The request:
Extract all data as written.
* * *
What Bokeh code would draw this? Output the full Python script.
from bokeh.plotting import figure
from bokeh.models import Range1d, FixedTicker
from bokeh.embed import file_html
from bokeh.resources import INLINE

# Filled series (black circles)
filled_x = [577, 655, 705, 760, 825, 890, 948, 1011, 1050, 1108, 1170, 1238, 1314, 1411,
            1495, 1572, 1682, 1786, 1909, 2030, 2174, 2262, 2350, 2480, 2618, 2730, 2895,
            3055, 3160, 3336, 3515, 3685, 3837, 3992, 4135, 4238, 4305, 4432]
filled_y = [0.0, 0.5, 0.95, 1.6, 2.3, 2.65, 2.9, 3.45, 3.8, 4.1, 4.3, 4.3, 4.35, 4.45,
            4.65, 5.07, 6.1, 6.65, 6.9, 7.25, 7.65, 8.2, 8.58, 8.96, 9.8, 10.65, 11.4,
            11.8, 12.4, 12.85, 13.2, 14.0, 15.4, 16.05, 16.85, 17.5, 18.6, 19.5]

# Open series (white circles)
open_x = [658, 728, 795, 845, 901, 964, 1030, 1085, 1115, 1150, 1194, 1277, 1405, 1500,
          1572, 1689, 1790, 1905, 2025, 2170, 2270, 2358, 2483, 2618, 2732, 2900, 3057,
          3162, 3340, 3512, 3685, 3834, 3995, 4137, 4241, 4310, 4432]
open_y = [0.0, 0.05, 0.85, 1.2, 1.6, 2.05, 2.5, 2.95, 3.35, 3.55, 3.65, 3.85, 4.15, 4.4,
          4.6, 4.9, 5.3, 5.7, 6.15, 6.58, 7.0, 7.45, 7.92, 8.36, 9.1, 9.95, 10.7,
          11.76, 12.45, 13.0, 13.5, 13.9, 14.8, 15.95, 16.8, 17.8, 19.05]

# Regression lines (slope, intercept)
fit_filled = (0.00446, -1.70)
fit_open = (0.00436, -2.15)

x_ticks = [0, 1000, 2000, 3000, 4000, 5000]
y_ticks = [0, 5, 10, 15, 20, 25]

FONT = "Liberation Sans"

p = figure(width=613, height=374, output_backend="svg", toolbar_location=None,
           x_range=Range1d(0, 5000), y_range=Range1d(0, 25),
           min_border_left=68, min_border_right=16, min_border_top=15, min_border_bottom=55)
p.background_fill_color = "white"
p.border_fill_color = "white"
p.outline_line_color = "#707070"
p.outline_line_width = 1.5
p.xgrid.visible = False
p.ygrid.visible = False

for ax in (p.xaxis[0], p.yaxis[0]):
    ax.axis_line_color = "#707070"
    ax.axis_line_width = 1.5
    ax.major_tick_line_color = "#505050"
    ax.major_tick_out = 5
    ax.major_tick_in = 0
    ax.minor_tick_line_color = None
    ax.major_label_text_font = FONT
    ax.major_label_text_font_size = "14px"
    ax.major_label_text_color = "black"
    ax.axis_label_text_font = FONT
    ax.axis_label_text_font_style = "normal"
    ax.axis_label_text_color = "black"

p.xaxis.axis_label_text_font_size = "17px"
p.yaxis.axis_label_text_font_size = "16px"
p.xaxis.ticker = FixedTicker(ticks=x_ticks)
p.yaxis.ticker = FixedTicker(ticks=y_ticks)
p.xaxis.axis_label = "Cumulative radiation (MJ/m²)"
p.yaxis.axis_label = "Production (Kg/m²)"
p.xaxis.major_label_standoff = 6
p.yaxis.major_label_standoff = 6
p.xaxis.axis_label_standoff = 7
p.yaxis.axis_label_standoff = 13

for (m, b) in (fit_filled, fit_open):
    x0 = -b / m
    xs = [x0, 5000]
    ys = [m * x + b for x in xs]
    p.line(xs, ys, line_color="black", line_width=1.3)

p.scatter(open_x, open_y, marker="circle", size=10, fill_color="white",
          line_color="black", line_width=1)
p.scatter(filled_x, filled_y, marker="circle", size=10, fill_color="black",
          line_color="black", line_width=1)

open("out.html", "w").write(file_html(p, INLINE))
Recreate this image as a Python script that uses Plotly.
* * *
The reply:
What Bokeh code would draw this? Output the full Python script.
from bokeh.plotting import figure
from bokeh.models import Range1d, FixedTicker
from bokeh.embed import file_html
from bokeh.resources import INLINE

# Filled series (black circles)
filled_x = [577, 655, 705, 760, 825, 890, 948, 1011, 1050, 1108, 1170, 1238, 1314, 1411,
            1495, 1572, 1682, 1786, 1909, 2030, 2174, 2262, 2350, 2480, 2618, 2730, 2895,
            3055, 3160, 3336, 3515, 3685, 3837, 3992, 4135, 4238, 4305, 4432]
filled_y = [0.0, 0.5, 0.95, 1.6, 2.3, 2.65, 2.9, 3.45, 3.8, 4.1, 4.3, 4.3, 4.35, 4.45,
            4.65, 5.07, 6.1, 6.65, 6.9, 7.25, 7.65, 8.2, 8.58, 8.96, 9.8, 10.65, 11.4,
            11.8, 12.4, 12.85, 13.2, 14.0, 15.4, 16.05, 16.85, 17.5, 18.6, 19.5]

# Open series (white circles)
open_x = [658, 728, 795, 845, 901, 964, 1030, 1085, 1115, 1150, 1194, 1277, 1405, 1500,
          1572, 1689, 1790, 1905, 2025, 2170, 2270, 2358, 2483, 2618, 2732, 2900, 3057,
          3162, 3340, 3512, 3685, 3834, 3995, 4137, 4241, 4310, 4432]
open_y = [0.0, 0.05, 0.85, 1.2, 1.6, 2.05, 2.5, 2.95, 3.35, 3.55, 3.65, 3.85, 4.15, 4.4,
          4.6, 4.9, 5.3, 5.7, 6.15, 6.58, 7.0, 7.45, 7.92, 8.36, 9.1, 9.95, 10.7,
          11.76, 12.45, 13.0, 13.5, 13.9, 14.8, 15.95, 16.8, 17.8, 19.05]

# Regression lines (slope, intercept)
fit_filled = (0.00446, -1.70)
fit_open = (0.00436, -2.15)

x_ticks = [0, 1000, 2000, 3000, 4000, 5000]
y_ticks = [0, 5, 10, 15, 20, 25]

FONT = "Liberation Sans"

p = figure(width=613, height=374, output_backend="svg", toolbar_location=None,
           x_range=Range1d(0, 5000), y_range=Range1d(0, 25),
           min_border_left=68, min_border_right=16, min_border_top=15, min_border_bottom=55)
p.background_fill_color = "white"
p.border_fill_color = "white"
p.outline_line_color = "#707070"
p.outline_line_width = 1.5
p.xgrid.visible = False
p.ygrid.visible = False

for ax in (p.xaxis[0], p.yaxis[0]):
    ax.axis_line_color = "#707070"
    ax.axis_line_width = 1.5
    ax.major_tick_line_color = "#505050"
    ax.major_tick_out = 5
    ax.major_tick_in = 0
    ax.minor_tick_line_color = None
    ax.major_label_text_font = FONT
    ax.major_label_text_font_size = "14px"
    ax.major_label_text_color = "black"
    ax.axis_label_text_font = FONT
    ax.axis_label_text_font_style = "normal"
    ax.axis_label_text_color = "black"

p.xaxis.axis_label_text_font_size = "17px"
p.yaxis.axis_label_text_font_size = "16px"
p.xaxis.ticker = FixedTicker(ticks=x_ticks)
p.yaxis.ticker = FixedTicker(ticks=y_ticks)
p.xaxis.axis_label = "Cumulative radiation (MJ/m²)"
p.yaxis.axis_label = "Production (Kg/m²)"
p.xaxis.major_label_standoff = 6
p.yaxis.major_label_standoff = 6
p.xaxis.axis_label_standoff = 7
p.yaxis.axis_label_standoff = 13

for (m, b) in (fit_filled, fit_open):
    x0 = -b / m
    xs = [x0, 5000]
    ys = [m * x + b for x in xs]
    p.line(xs, ys, line_color="black", line_width=1.3)

p.scatter(open_x, open_y, marker="circle", size=10, fill_color="white",
          line_color="black", line_width=1)
p.scatter(filled_x, filled_y, marker="circle", size=10, fill_color="black",
          line_color="black", line_width=1)

open("out.html", "w").write(file_html(p, INLINE))
Recreate this image as a Python script that uses Plotly.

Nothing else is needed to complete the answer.